> [Task objective] Write out the material exactly, with the pictures left out.
## begin
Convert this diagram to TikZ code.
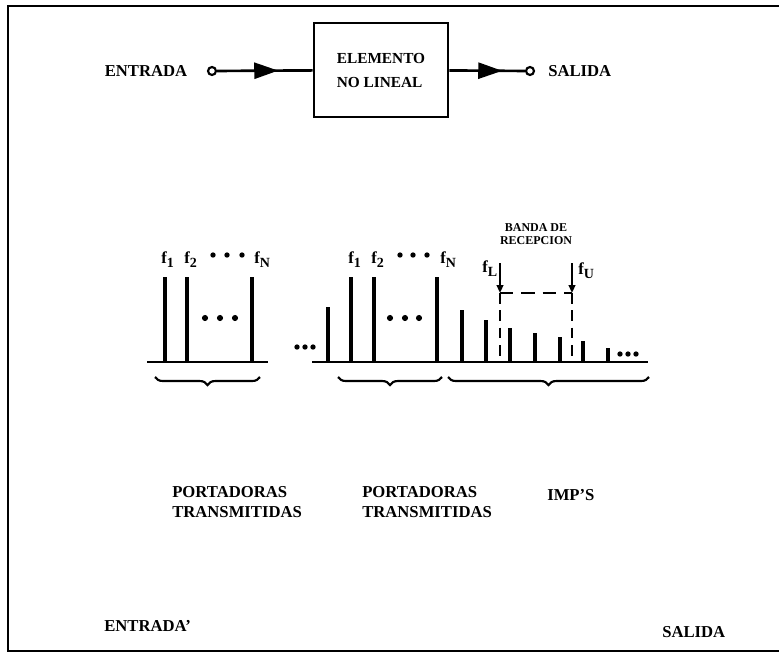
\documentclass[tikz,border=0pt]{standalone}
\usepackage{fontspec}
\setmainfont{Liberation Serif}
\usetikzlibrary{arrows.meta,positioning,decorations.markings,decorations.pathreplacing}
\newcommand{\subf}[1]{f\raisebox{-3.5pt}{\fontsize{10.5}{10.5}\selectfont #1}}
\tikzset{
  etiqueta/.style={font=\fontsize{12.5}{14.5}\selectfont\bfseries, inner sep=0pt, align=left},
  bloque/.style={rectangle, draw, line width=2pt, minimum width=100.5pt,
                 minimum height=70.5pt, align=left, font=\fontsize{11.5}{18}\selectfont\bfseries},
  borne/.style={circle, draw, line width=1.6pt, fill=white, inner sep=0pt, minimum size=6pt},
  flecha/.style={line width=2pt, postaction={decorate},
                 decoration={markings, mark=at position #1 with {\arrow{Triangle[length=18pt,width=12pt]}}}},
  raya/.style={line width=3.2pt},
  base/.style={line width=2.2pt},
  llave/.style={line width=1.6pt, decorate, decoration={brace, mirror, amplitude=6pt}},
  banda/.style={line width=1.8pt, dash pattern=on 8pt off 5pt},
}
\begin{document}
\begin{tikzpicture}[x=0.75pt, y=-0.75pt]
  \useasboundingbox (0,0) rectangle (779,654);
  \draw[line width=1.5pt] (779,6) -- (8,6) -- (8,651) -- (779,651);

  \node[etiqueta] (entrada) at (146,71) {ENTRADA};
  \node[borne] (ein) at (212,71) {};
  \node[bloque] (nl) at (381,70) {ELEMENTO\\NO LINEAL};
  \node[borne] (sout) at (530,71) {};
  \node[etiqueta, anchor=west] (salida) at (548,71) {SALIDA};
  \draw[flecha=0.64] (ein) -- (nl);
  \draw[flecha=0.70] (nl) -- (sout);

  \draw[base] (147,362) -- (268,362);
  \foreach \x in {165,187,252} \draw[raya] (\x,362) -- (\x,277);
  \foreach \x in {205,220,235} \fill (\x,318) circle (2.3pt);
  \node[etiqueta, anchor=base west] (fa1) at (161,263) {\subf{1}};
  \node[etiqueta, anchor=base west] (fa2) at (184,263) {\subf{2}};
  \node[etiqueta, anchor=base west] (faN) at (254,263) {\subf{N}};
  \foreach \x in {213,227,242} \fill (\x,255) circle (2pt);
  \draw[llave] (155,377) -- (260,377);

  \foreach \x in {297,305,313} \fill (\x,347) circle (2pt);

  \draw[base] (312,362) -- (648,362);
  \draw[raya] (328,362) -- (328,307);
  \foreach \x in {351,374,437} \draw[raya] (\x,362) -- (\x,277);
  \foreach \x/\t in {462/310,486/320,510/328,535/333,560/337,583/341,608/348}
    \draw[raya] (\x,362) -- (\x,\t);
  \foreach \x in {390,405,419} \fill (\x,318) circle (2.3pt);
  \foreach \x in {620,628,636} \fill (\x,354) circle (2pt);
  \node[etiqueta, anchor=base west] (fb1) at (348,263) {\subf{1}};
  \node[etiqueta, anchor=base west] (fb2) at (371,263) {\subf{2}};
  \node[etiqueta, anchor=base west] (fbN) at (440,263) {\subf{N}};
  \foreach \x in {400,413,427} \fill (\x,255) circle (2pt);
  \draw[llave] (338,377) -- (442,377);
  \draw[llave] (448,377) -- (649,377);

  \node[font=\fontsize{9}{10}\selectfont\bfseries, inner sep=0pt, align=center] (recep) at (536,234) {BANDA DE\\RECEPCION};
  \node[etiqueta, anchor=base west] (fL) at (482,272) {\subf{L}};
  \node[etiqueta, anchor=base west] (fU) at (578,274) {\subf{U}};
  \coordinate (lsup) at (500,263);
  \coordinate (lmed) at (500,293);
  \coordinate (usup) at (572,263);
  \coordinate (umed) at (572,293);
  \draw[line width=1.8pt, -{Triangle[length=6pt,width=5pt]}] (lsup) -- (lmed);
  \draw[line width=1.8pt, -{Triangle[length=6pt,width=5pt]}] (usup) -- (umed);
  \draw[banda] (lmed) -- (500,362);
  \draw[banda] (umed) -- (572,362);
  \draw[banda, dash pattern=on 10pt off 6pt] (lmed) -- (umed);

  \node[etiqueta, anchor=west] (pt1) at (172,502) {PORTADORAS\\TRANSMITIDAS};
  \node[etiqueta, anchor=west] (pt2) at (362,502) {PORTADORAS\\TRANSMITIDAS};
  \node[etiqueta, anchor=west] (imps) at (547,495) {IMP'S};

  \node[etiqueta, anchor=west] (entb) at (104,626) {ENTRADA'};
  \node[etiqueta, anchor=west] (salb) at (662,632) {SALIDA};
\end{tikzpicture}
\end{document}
## end
> [Answer to the problem]
Convert this diagram to TikZ code.
\documentclass[tikz,border=0pt]{standalone}
\usepackage{fontspec}
\setmainfont{Liberation Serif}
\usetikzlibrary{arrows.meta,positioning,decorations.markings,decorations.pathreplacing}
\newcommand{\subf}[1]{f\raisebox{-3.5pt}{\fontsize{10.5}{10.5}\selectfont #1}}
\tikzset{
  etiqueta/.style={font=\fontsize{12.5}{14.5}\selectfont\bfseries, inner sep=0pt, align=left},
  bloque/.style={rectangle, draw, line width=2pt, minimum width=100.5pt,
                 minimum height=70.5pt, align=left, font=\fontsize{11.5}{18}\selectfont\bfseries},
  borne/.style={circle, draw, line width=1.6pt, fill=white, inner sep=0pt, minimum size=6pt},
  flecha/.style={line width=2pt, postaction={decorate},
                 decoration={markings, mark=at position #1 with {\arrow{Triangle[length=18pt,width=12pt]}}}},
  raya/.style={line width=3.2pt},
  base/.style={line width=2.2pt},
  llave/.style={line width=1.6pt, decorate, decoration={brace, mirror, amplitude=6pt}},
  banda/.style={line width=1.8pt, dash pattern=on 8pt off 5pt},
}
\begin{document}
\begin{tikzpicture}[x=0.75pt, y=-0.75pt]
  \useasboundingbox (0,0) rectangle (779,654);
  \draw[line width=1.5pt] (779,6) -- (8,6) -- (8,651) -- (779,651);

  \node[etiqueta] (entrada) at (146,71) {ENTRADA};
  \node[borne] (ein) at (212,71) {};
  \node[bloque] (nl) at (381,70) {ELEMENTO\\NO LINEAL};
  \node[borne] (sout) at (530,71) {};
  \node[etiqueta, anchor=west] (salida) at (548,71) {SALIDA};
  \draw[flecha=0.64] (ein) -- (nl);
  \draw[flecha=0.70] (nl) -- (sout);

  \draw[base] (147,362) -- (268,362);
  \foreach \x in {165,187,252} \draw[raya] (\x,362) -- (\x,277);
  \foreach \x in {205,220,235} \fill (\x,318) circle (2.3pt);
  \node[etiqueta, anchor=base west] (fa1) at (161,263) {\subf{1}};
  \node[etiqueta, anchor=base west] (fa2) at (184,263) {\subf{2}};
  \node[etiqueta, anchor=base west] (faN) at (254,263) {\subf{N}};
  \foreach \x in {213,227,242} \fill (\x,255) circle (2pt);
  \draw[llave] (155,377) -- (260,377);

  \foreach \x in {297,305,313} \fill (\x,347) circle (2pt);

  \draw[base] (312,362) -- (648,362);
  \draw[raya] (328,362) -- (328,307);
  \foreach \x in {351,374,437} \draw[raya] (\x,362) -- (\x,277);
  \foreach \x/\t in {462/310,486/320,510/328,535/333,560/337,583/341,608/348}
    \draw[raya] (\x,362) -- (\x,\t);
  \foreach \x in {390,405,419} \fill (\x,318) circle (2.3pt);
  \foreach \x in {620,628,636} \fill (\x,354) circle (2pt);
  \node[etiqueta, anchor=base west] (fb1) at (348,263) {\subf{1}};
  \node[etiqueta, anchor=base west] (fb2) at (371,263) {\subf{2}};
  \node[etiqueta, anchor=base west] (fbN) at (440,263) {\subf{N}};
  \foreach \x in {400,413,427} \fill (\x,255) circle (2pt);
  \draw[llave] (338,377) -- (442,377);
  \draw[llave] (448,377) -- (649,377);

  \node[font=\fontsize{9}{10}\selectfont\bfseries, inner sep=0pt, align=center] (recep) at (536,234) {BANDA DE\\RECEPCION};
  \node[etiqueta, anchor=base west] (fL) at (482,272) {\subf{L}};
  \node[etiqueta, anchor=base west] (fU) at (578,274) {\subf{U}};
  \coordinate (lsup) at (500,263);
  \coordinate (lmed) at (500,293);
  \coordinate (usup) at (572,263);
  \coordinate (umed) at (572,293);
  \draw[line width=1.8pt, -{Triangle[length=6pt,width=5pt]}] (lsup) -- (lmed);
  \draw[line width=1.8pt, -{Triangle[length=6pt,width=5pt]}] (usup) -- (umed);
  \draw[banda] (lmed) -- (500,362);
  \draw[banda] (umed) -- (572,362);
  \draw[banda, dash pattern=on 10pt off 6pt] (lmed) -- (umed);

  \node[etiqueta, anchor=west] (pt1) at (172,502) {PORTADORAS\\TRANSMITIDAS};
  \node[etiqueta, anchor=west] (pt2) at (362,502) {PORTADORAS\\TRANSMITIDAS};
  \node[etiqueta, anchor=west] (imps) at (547,495) {IMP'S};

  \node[etiqueta, anchor=west] (entb) at (104,626) {ENTRADA'};
  \node[etiqueta, anchor=west] (salb) at (662,632) {SALIDA};
\end{tikzpicture}
\end{document}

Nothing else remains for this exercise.